## start DATASET

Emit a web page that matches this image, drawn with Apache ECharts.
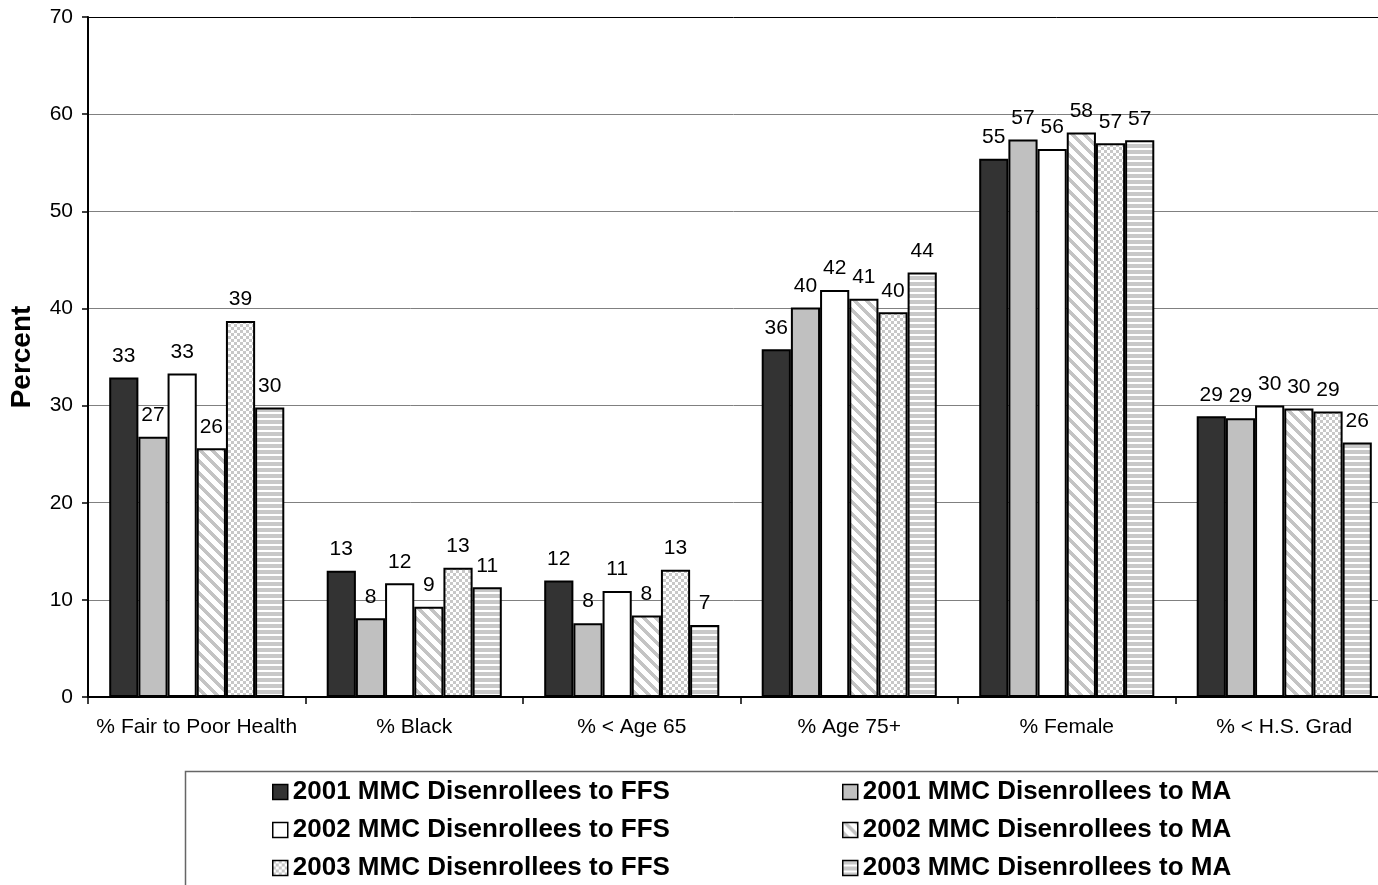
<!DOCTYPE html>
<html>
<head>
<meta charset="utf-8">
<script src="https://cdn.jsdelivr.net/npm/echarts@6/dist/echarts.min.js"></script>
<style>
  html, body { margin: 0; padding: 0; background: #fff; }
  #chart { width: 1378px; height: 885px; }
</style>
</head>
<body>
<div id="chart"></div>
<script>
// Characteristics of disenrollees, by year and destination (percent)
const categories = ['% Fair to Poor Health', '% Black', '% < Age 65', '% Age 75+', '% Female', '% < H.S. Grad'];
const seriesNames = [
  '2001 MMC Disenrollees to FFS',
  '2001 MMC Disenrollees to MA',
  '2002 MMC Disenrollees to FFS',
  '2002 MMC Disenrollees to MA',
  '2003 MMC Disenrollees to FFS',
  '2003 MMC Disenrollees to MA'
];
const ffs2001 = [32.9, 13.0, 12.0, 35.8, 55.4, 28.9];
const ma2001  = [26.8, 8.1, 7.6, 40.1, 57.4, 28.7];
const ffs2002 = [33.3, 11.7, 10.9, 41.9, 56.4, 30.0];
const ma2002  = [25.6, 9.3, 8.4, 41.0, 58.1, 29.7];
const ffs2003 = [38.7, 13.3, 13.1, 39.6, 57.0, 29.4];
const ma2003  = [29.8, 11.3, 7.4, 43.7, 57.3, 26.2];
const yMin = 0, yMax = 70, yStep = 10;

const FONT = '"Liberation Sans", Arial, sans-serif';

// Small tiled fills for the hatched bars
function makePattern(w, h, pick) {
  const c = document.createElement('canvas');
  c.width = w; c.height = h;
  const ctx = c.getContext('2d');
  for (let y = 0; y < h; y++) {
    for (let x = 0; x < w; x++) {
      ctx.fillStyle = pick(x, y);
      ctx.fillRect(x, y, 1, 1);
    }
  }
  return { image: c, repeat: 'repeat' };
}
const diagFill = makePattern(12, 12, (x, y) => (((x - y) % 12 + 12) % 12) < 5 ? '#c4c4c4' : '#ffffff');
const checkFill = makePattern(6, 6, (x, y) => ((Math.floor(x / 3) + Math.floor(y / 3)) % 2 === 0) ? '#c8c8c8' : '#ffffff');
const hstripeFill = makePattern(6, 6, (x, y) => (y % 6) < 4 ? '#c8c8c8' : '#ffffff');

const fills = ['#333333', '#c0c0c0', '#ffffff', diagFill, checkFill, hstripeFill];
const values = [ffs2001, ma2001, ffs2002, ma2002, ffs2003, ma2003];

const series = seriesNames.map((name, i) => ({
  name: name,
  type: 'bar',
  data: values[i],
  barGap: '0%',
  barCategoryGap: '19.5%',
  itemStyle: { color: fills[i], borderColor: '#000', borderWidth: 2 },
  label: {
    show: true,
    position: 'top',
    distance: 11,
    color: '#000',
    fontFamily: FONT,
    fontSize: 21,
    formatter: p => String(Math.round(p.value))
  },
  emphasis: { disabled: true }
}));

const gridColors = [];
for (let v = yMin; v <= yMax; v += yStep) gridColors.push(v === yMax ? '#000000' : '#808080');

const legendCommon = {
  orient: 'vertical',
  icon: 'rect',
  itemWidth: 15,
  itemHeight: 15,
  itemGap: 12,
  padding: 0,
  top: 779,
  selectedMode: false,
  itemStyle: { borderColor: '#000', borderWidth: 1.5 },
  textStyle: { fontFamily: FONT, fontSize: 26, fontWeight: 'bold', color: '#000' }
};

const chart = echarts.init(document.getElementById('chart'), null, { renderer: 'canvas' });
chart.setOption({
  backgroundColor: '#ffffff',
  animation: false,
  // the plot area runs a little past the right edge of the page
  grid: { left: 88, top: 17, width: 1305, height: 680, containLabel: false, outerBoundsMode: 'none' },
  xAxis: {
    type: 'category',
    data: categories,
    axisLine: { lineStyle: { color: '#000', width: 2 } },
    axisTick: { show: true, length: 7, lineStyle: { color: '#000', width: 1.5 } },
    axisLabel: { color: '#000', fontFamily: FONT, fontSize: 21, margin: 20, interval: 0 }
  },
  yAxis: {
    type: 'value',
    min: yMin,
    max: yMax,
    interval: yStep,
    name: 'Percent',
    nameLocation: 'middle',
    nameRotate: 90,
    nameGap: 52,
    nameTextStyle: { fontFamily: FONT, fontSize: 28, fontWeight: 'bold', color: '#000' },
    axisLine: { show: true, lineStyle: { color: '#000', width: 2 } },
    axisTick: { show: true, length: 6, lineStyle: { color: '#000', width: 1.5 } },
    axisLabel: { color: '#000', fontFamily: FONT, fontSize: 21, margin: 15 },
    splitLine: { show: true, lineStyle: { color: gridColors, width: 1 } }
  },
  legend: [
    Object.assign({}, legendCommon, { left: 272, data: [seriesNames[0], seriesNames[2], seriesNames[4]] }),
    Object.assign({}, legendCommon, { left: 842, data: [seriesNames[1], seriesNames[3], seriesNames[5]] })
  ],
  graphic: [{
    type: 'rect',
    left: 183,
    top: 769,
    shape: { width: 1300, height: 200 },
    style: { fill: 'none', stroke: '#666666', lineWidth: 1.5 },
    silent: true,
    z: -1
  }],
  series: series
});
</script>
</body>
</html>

## end DATASET
## start DATASET

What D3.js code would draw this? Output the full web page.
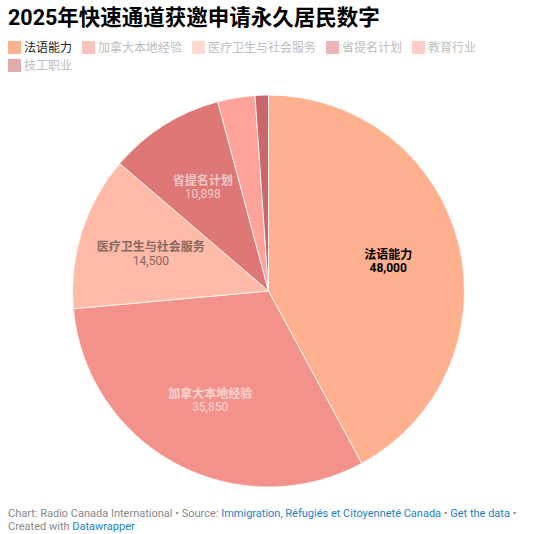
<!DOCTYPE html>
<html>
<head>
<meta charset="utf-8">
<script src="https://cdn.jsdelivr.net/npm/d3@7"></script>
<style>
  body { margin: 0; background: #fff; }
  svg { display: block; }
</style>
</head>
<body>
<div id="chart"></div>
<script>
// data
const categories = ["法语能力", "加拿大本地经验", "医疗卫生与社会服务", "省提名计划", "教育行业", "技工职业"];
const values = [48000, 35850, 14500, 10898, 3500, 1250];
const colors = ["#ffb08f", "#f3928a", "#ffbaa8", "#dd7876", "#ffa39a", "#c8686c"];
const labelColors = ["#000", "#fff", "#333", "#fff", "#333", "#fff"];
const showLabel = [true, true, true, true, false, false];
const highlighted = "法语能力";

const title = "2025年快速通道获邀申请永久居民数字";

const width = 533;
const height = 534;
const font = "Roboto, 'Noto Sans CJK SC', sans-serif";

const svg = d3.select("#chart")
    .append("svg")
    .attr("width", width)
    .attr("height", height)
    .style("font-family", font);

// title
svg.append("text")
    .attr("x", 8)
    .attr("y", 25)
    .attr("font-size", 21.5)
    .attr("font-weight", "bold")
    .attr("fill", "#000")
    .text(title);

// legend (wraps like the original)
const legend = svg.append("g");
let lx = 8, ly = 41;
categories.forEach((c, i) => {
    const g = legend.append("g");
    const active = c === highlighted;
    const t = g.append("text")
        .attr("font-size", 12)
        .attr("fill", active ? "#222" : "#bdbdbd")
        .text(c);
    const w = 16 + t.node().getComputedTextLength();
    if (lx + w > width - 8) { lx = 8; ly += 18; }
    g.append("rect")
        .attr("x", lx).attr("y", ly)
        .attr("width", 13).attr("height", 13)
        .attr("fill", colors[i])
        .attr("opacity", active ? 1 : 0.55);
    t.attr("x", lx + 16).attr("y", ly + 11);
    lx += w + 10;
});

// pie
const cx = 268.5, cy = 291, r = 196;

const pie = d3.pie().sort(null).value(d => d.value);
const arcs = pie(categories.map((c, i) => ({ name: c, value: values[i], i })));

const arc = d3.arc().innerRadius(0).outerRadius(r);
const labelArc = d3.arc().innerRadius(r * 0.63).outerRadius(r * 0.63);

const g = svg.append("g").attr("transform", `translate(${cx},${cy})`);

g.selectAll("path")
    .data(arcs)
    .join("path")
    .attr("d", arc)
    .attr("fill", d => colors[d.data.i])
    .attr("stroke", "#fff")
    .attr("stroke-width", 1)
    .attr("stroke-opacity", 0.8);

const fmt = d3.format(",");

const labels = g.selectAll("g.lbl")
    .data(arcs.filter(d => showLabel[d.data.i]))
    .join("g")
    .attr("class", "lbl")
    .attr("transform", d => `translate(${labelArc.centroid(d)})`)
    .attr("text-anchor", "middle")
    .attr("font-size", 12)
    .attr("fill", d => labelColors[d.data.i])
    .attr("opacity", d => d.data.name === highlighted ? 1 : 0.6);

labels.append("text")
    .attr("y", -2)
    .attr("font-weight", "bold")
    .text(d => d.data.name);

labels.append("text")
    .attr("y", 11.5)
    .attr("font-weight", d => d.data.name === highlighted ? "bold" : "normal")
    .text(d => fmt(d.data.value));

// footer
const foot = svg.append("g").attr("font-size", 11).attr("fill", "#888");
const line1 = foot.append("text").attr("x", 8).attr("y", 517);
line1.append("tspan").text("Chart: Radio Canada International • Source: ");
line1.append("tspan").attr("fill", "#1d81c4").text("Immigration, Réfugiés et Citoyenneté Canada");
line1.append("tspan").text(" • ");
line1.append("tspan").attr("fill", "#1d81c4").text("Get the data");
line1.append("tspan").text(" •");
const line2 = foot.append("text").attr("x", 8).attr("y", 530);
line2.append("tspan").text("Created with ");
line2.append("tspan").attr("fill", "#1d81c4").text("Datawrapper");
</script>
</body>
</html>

## end DATASET

Write down only how many lines in the listing contain the word "page".

_ANSWER IN FULL:_
3